Well, the name is Tivo Search, not Tivo Browse. Browsing Netflix would be a nice feature to have. Being able to satisfy my need for instant gratification with a find in Netflix opposed to a download through the other services still makes this appealing to me.


----------



## westside_guy (Mar 13, 2005)

orangeboy said:


> Well, the name is Tivo Search, not Tivo Browse.


Point taken. 

"Browse Tivo" would be awesome though - especially if it could be driven by genre etc. (e.g. kids movies, westerns).


----------



## mikeyts (Jul 10, 2004)

I just heard about this in another thread, tried it and posted my impressions here (if anyone's interested ).


----------



## djwilso (Dec 23, 2006)

Nicely done TiVo!

Tried it out tonight and it works well. I am also in favor of a way to browse Netflix. That would be really awesome when you don't quite know what you want to watch.


----------



## morac (Mar 14, 2003)

There's no real way to browse Netflix, but you can limit the results to Netflix by filtering on "downloads only" and "free".


----------



## mikeyts (Jul 10, 2004)

morac said:


> There's no real way to browse Netflix, but you can limit the results to Netflix by filtering on "downloads only" and "free".

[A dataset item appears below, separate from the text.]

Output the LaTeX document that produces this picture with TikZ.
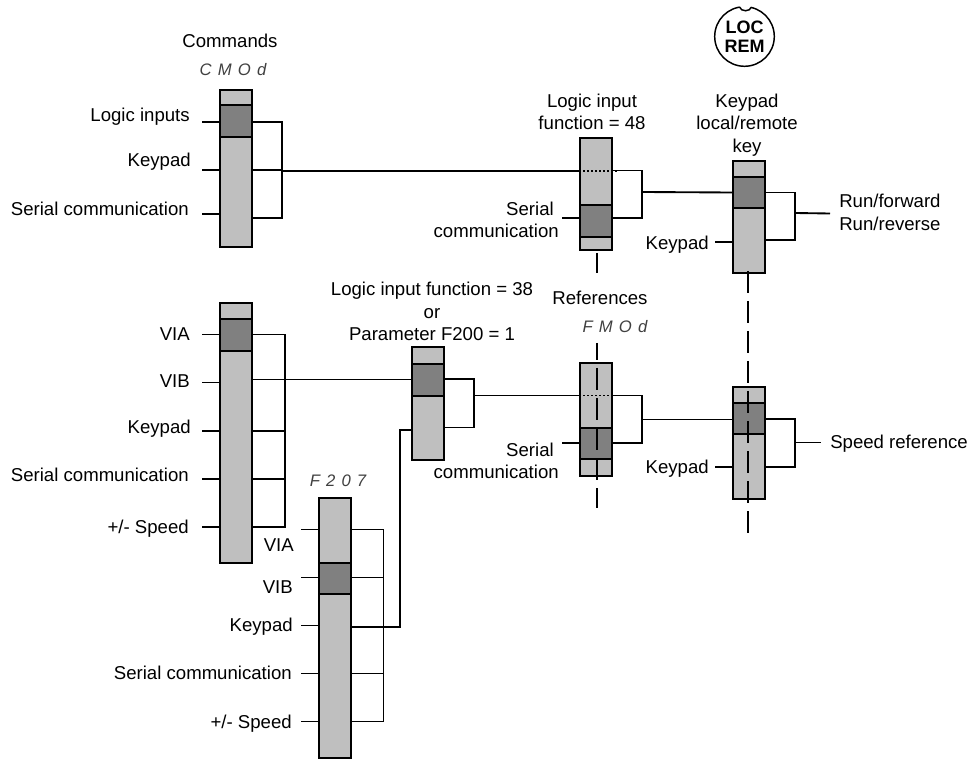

You know, I'd never even noticed those filtering options .

It's not a Netflix Watch Instantly browser, but "downloads only", "free", "sorted alphabetically" is pretty damn close. Except for a tiny handful of freebie downloads from Amazon or one of the others, everything matched by "free downloads" will be a Netflix streaming title. You can even specify HD-only and further filter by category/genre (Movies - Action Adventure). If only they had wildcards and would let you put one in the leading space, it'd be perfect. As it is, you should be able to flip through all of the available WI titles one letter at a time.

Thanks, morac .


----------



## slowmo (Aug 5, 2006)

mikeyts said:


> You know, I'd never even noticed those filtering options .
> 
> It's not a Netflix Watch Instantly browser, but "downloads only", "free", "sorted alphabetically" is pretty damn close. Except for a tiny handful of freebie downloads from Amazon or one of the others, everything matched by "free downloads" will be a Netflix streaming title. You can even specify HD-only and further filter by category/genre (Movies - Action Adventure). If only they had wildcards and would let you put one in the leading space, it'd be perfect. As it is, you should be able to flip through all of the available WI titles one letter at a time.
> 
> Thanks, morac .


I filtered to yield movies that were HD-only free downloads but many of the movies were not streaming in HD. Apparently, the filter includes those movies that are available in Amazon HD as well? Thus, the only way (other than starting the movie from Tivo Search) to determine if a given Netflix movie is available in HD is to go to Netflix' website and scan the HD genre under the Watch Instantly tab?

My TivoHD is connected by ethernet to 5mb cable service and I have been able to stream HD from Netflix without issue. I just was hoping for a more usable search / browse method.


----------